The easy solution for this shot is to look at the light, consider your options and take control. Here a center-weighted-averaging pattern was used. The finder was pointed toward the right side, the exposure locked and then the shot was recomposed. This solved the exposure quickly and easily and balanced the light and dark side of the image "as seen."
With these patterns you revert, if you will, to the "old" way of exposure reading, which means that wherever you take the reading from will yield an exposure that averages the readings to a middle gray or, in the case of the spot, yields a middle gray brightness value on the brightness area you have read from. This middle gray works wonders when you have a range of brightness values in the scene--it in essence sorts the values for you, thus records the brighter areas brighter and the darker areas darker on whatever medium you are recording. So, if you have three general brightness values, such as f/4, f/8 and f/16, the averaged exposure will be f/8 (two stops from each side, if you will) and that means that all the brightness areas will be fine. This is a very generalized description but it's pretty much how it works.
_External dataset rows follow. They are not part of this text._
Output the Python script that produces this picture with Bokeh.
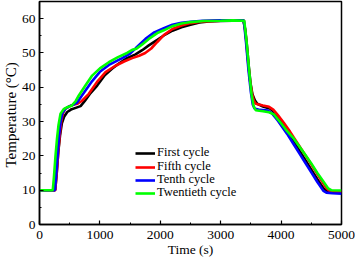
import math
from bokeh.plotting import figure
from bokeh.models import Range1d, Title, Legend, LegendItem, FixedTicker
from bokeh.embed import file_html
from bokeh.resources import INLINE

series_names = ["First cycle", "Fifth cycle", "Tenth cycle", "Twentieth cycle"]
series_colors = ["#000000", "#ff0000", "#0000ff", "#00ff00"]

first_t = [0, 260, 285, 310, 340, 370, 410, 460, 520, 600, 680, 750, 830, 955, 1080, 1200, 1320,
           1450, 1590, 1700, 1810, 1950, 2058, 2200, 2350, 2500, 2650, 2800, 3000, 3200, 3375,
           3405, 3435, 3465, 3495, 3525, 3565, 3605, 3700, 3825, 3900, 4000, 4100, 4200, 4300,
           4400, 4500, 4600, 4700, 4760, 4850, 5000]
first_T = [10, 10, 15, 21, 26, 29.5, 31.5, 32.8, 33.5, 34, 34.5, 36, 38, 40.5, 43.5, 45.4, 47,
           48.5, 49.6, 50.8, 52.2, 53.8, 55.1, 56.5, 57.5, 58.2, 58.9, 59.2, 59.3, 59.4, 59.4,
           57, 52, 46, 41, 38, 36.2, 35.2, 34.4, 33.7, 32.6, 30, 27.2, 24.4, 21.6,
           18.8, 16, 13.2, 10.6, 9.7, 9.5, 9.4]

fifth_t = [0, 260, 285, 310, 335, 360, 390, 430, 500, 570, 630, 700, 817, 950, 1093, 1250, 1400,
           1535, 1650, 1750, 1850, 1950, 2058, 2200, 2350, 2500, 2700, 3000, 3200, 3383,
           3415, 3450, 3485, 3520, 3550, 3580, 3700, 3800, 3870, 3950, 4050, 4150, 4250, 4350,
           4450, 4550, 4650, 4750, 4800, 4900, 5000]
fifth_T = [10, 10, 15, 21, 26, 30, 32.5, 33.8, 34.5, 35, 35.2, 36, 38.1, 41.5, 44.4, 46.2, 47.5,
           48.5, 49.2, 50, 51.3, 53.2, 55.2, 57, 58, 58.7, 59.2, 59.4, 59.5, 59.5,
           55, 48, 42, 38, 36, 35.2, 34.7, 34.3, 33.5, 31.8, 29.5, 27, 24.3, 21.6,
           18.9, 16.1, 13.3, 10.6, 9.8, 9.6, 9.5]

tenth_t = [0, 255, 275, 300, 325, 350, 380, 430, 500, 570, 620, 700, 872, 1000, 1150, 1369, 1500,
           1600, 1755, 1900, 2058, 2200, 2350, 2500, 2700, 3000, 3200, 3383,
           3420, 3460, 3500, 3530, 3560, 3650, 3780, 3850, 3950, 4100, 4200, 4300, 4400, 4500,
           4600, 4700, 4750, 4850, 5000]
tenth_T = [10, 10, 14, 20, 26, 30, 32.5, 33.8, 34.5, 35, 35.5, 37.5, 41.8, 44.5, 46.5, 48.5, 49.8,
           51.5, 54.1, 56, 57.2, 58.2, 58.8, 59.1, 59.4, 59.5, 59.5, 59.5,
           53, 45, 38.5, 35, 33.8, 33.4, 33.2, 32.4, 30.2, 26.4, 23.6, 20.8, 18, 15.2,
           12.4, 9.8, 9.3, 9.1, 9.0]

twentieth_t = [0, 220, 240, 265, 290, 315, 348, 400, 460, 530, 600, 651, 760, 872, 1000, 1148,
               1300, 1450, 1535, 1600, 1700, 1810, 1950, 2058, 2200, 2350, 2500, 2715, 3000, 3200,
               3390, 3430, 3470, 3510, 3545, 3580, 3700, 3800, 3880, 4000, 4100, 4210, 4300,
               4400, 4500, 4600, 4700, 4780, 4830, 5000]
twentieth_T = [10, 10, 14, 20, 25, 29, 32.3, 33.6, 34.2, 34.6, 36, 37.6, 40.5, 43.4, 45.5, 47.3,
               48.8, 50, 50.9, 51.2, 52.5, 54.1, 55.8, 56.6, 57.8, 58.6, 59, 59.3, 59.4, 59.5,
               59.4, 53, 45, 38, 34.5, 33.3, 33.0, 32.7, 32.1, 29.5, 27.2, 25, 22.8,
               20.3, 17.8, 15, 12.5, 10.5, 10, 9.9]

x_ticks = [0, 1000, 2000, 3000, 4000, 5000]
y_ticks = [0, 10, 20, 30, 40, 50, 60]

FONT = "Liberation Serif"

p = figure(width=355, height=264, output_backend="svg", toolbar_location=None,
           x_range=Range1d(0, 5000), y_range=Range1d(0, 65),
           min_border_left=39, min_border_right=14, min_border_top=1, min_border_bottom=40)
p.background_fill_color = "white"
p.border_fill_color = "white"
p.outline_line_color = "black"
p.outline_line_width = 1.5
p.xgrid.visible = False
p.ygrid.visible = False

p.xaxis.ticker = FixedTicker(ticks=x_ticks, minor_ticks=[500, 1500, 2500, 3500, 4500])
p.yaxis.ticker = FixedTicker(ticks=y_ticks, minor_ticks=[5, 15, 25, 35, 45, 55])
for ax in (p.xaxis, p.yaxis):
    ax.major_tick_in = 4
    ax.major_tick_out = 0
    ax.minor_tick_in = 2
    ax.minor_tick_out = 0
    ax.axis_line_width = 1.5
    ax.major_tick_line_width = 1.2
    ax.major_label_text_font = FONT
    ax.major_label_text_font_size = "13.5px"
    ax.major_label_text_color = "black"
    ax.axis_label_text_font = FONT
    ax.axis_label_text_font_style = "normal"
    ax.axis_label_text_font_size = "13.5px"
    ax.axis_label_text_color = "black"
p.xaxis.major_label_standoff = 6
p.yaxis.major_label_standoff = 4
p.xaxis.axis_label = "Time (s)"
p.xaxis.axis_label_standoff = 0

ts = [first_t, fifth_t, tenth_t, twentieth_t]
Ts = [first_T, fifth_T, tenth_T, twentieth_T]
legend_rows_y = [64, 50, 37, 24]
for name, color, t, T, ly in zip(series_names, series_colors, ts, Ts, legend_rows_y):
    r = p.line(t, T, line_color=color, line_width=2.6)
    lg = Legend(items=[LegendItem(label=name, renderers=[r])], location=(96, ly))
    lg.label_text_font = FONT
    lg.label_text_font_size = "12.5px"
    lg.label_text_color = "black"
    lg.label_height = 12
    lg.glyph_height = 12
    lg.glyph_width = 20
    lg.label_standoff = 2
    lg.spacing = 0
    lg.padding = 0
    lg.margin = 0
    lg.border_line_alpha = 0
    lg.background_fill_alpha = 0
    p.add_layout(lg)

ytitle = Title(text="Temperature (°C)", align="left", offset=57, standoff=0,
               text_font=FONT, text_font_size="15px", text_font_style="normal",
               text_color="black")
p.add_layout(ytitle, "left")

open("out.html", "w").write(file_html(p, INLINE))
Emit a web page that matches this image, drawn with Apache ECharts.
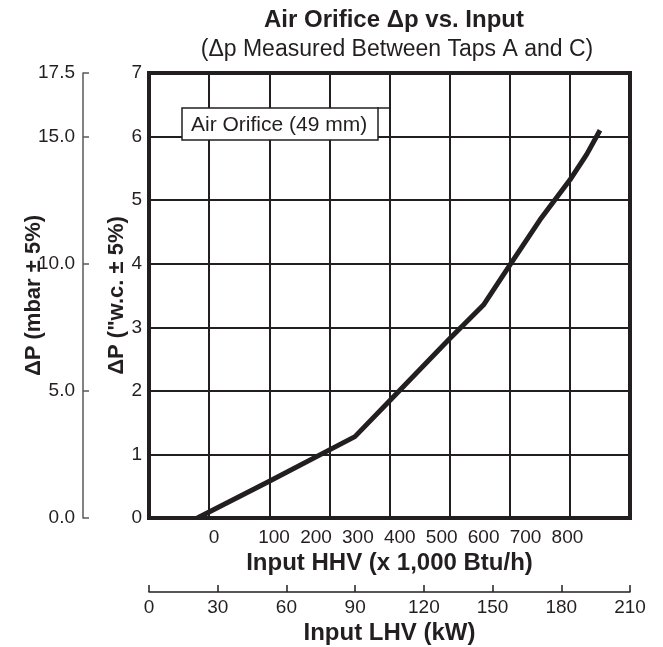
<!DOCTYPE html>
<html>
<head>
<meta charset="utf-8">
<script src="https://cdn.jsdelivr.net/npm/echarts@6/dist/echarts.min.js"></script>
<style>
html,body{margin:0;padding:0;background:#fff;}
#chart{width:663px;height:647px;}
</style>
</head>
<body>
<div id="chart"></div>
<script>
// curve: input LHV (kW) vs delta p ("w.c.)
var inputKw = [21.1, 52.1, 89.9, 105.5, 130.7, 146.0, 157.6, 170.7, 183.8, 191.1, 196.9];
var dpInwc  = [0.00, 0.57, 1.28, 1.86, 2.80, 3.35, 3.98, 4.69, 5.32, 5.72, 6.10];

var hhvLabels = ['0', '100', '200', '300', '400', '500', '600', '700', '800'];
var lhvTicks = [0, 30, 60, 90, 120, 150, 180, 210];
var mbarTicks = [0, 5, 10, 15, 17.5];
var inwcTicks = [0, 1, 2, 3, 4, 5, 6, 7];

// where the HHV labels sit on the kW scale (as printed, not aligned to grid)
var hhvLabelAt = [28.4, 54.6, 72.9, 91.2, 109.5, 127.8, 146.1, 164.4, 182.7];

var ink = '#231f20';
var font = 'Liberation Sans, Arial, sans-serif';

var chart = echarts.init(document.getElementById('chart'));

var lineData = [];
for (var i = 0; i < inputKw.length; i++) {
	lineData.push([inputKw[i], dpInwc[i]]);
}

function nameStyle(size) {
	return { fontFamily: font, fontSize: size, fontWeight: 'bold', color: ink };
}

var option = {
	animation: false,
	backgroundColor: '#fff',
	textStyle: { fontFamily: font, color: ink },
	title: [
		{
			text: 'Air Orifice \u0394p vs. Input',
			left: 389, top: 3, textAlign: 'center',
			textStyle: { fontFamily: font, fontSize: 24, fontWeight: 'bold', color: ink }
		},
		{
			text: '(\u0394p Measured Between Taps A and C)',
			left: 392, top: 33, textAlign: 'center',
			textStyle: { fontFamily: font, fontSize: 23, fontWeight: 'normal', color: ink }
		}
	],
	grid: {
		left: 149, right: 33, top: 73, bottom: 129,
		outerBoundsMode: 'none', containLabel: false,
		show: true, borderColor: ink, borderWidth: 4, backgroundColor: '#fff'
	},
	xAxis: [
		{
			// grid columns
			type: 'value', min: 0, max: 210, interval: 26.25,
			axisLine: { show: false, onZero: false }, axisTick: { show: false }, axisLabel: { show: false },
			splitLine: { show: true, lineStyle: { color: ink, width: 2 } }
		},
		{
			// HHV labels
			type: 'value', min: 0, max: 210, position: 'bottom',
			axisLine: { show: false, onZero: false }, axisTick: { show: false }, splitLine: { show: false },
			axisLabel: {
				show: true, margin: 10, fontSize: 19, color: ink, fontFamily: font,
				customValues: hhvLabelAt,
				formatter: function (v) {
					var best = 0;
					for (var k = 1; k < hhvLabelAt.length; k++) {
						if (Math.abs(hhvLabelAt[k] - v) < Math.abs(hhvLabelAt[best] - v)) best = k;
					}
					return hhvLabels[best];
				}
			},
			name: 'Input HHV (x 1,000 Btu/h)', nameLocation: 'middle', nameGap: 33, nameMoveOverlap: false,
			nameTextStyle: nameStyle(24)
		},
		{
			// LHV axis
			type: 'value', min: 0, max: 210, position: 'bottom', offset: 74,
			axisLine: { show: true, onZero: false, lineStyle: { color: ink, width: 1.5 } },
			axisTick: { show: true, inside: true, length: 7, lineStyle: { color: ink, width: 1.5 }, customValues: lhvTicks },
			axisLabel: { show: true, margin: 6, fontSize: 19, color: ink, fontFamily: font, customValues: lhvTicks },
			splitLine: { show: false },
			name: 'Input LHV (kW)', nameLocation: 'middle', nameGap: 29, nameMoveOverlap: false,
			nameTextStyle: nameStyle(24)
		}
	],
	yAxis: [
		{
			type: 'value', min: 0, max: 7, interval: 1,
			axisLine: { show: false, onZero: false }, axisTick: { show: false },
			axisLabel: { margin: 7, fontSize: 19, color: ink, fontFamily: font, customValues: inwcTicks },
			splitLine: { show: true, lineStyle: { color: ink, width: 2 } },
			name: '\u0394P ("w.c. \u00b1 5%)', nameLocation: 'middle', nameGap: 21, nameMoveOverlap: false,
			nameTextStyle: nameStyle(22)
		},
		{
			type: 'value', min: 0, max: 17.5, position: 'left', offset: 66,
			axisLine: { show: true, onZero: false, lineStyle: { color: '#58595b', width: 1.5 } },
			axisTick: { show: true, inside: true, length: 6, lineStyle: { color: '#58595b', width: 1.5 }, customValues: mbarTicks },
			axisLabel: {
				margin: 8, fontSize: 19, color: ink, fontFamily: font, customValues: mbarTicks,
				formatter: function (v) { return v.toFixed(1); }
			},
			splitLine: { show: false },
			name: '\u0394P (mbar \u00b1 5%)', nameLocation: 'middle', nameGap: 38, nameMoveOverlap: false,
			nameTextStyle: nameStyle(22)
		}
	],
	series: [
		{
			name: 'Air Orifice (49 mm)',
			type: 'line',
			xAxisIndex: 0, yAxisIndex: 0,
			data: lineData,
			showSymbol: false,
			lineStyle: { color: ink, width: 5, cap: 'butt', join: 'round' },
			z: 5
		}
	],
	graphic: [
		{
			type: 'line', z: 100,
			shape: { x1: 377, y1: 108, x2: 391, y2: 108 },
			style: { stroke: ink, lineWidth: 1.5 }
		},
		{
			type: 'rect', z: 100,
			shape: { x: 182, y: 108, width: 196, height: 32 },
			style: { fill: '#fff', stroke: ink, lineWidth: 1.5 }
		},
		{
			type: 'text', z: 101,
			style: { x: 191, y: 125, text: 'Air Orifice (49 mm)', fontSize: 21, fontFamily: font, fill: ink, verticalAlign: 'middle' }
		}
	]
};

chart.setOption(option);
</script>
</body>
</html>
With spot reading you actually "place" the small area in the finder on the brightness value you wish to read and then make your decisions from there. Want to "move" a brighter value to middle gray (a strategy for saturating a bright color, for example)? Then just place the spot over that value and use that reading. Want to insure bright highlights and not deepen shadow values to excess? Then read the highlight and use +1 exposure compensation, or slightly more in very bright conditions.
While matrix, evaluative or whatever might "solve" all these exposure situations I always think it's more fun and challenging to tackle it yourself, and in the bargain gain lots more exposure control. Learn how to work with spot and CWA patterns and you'll rarely have to reshoot to get the exposure right.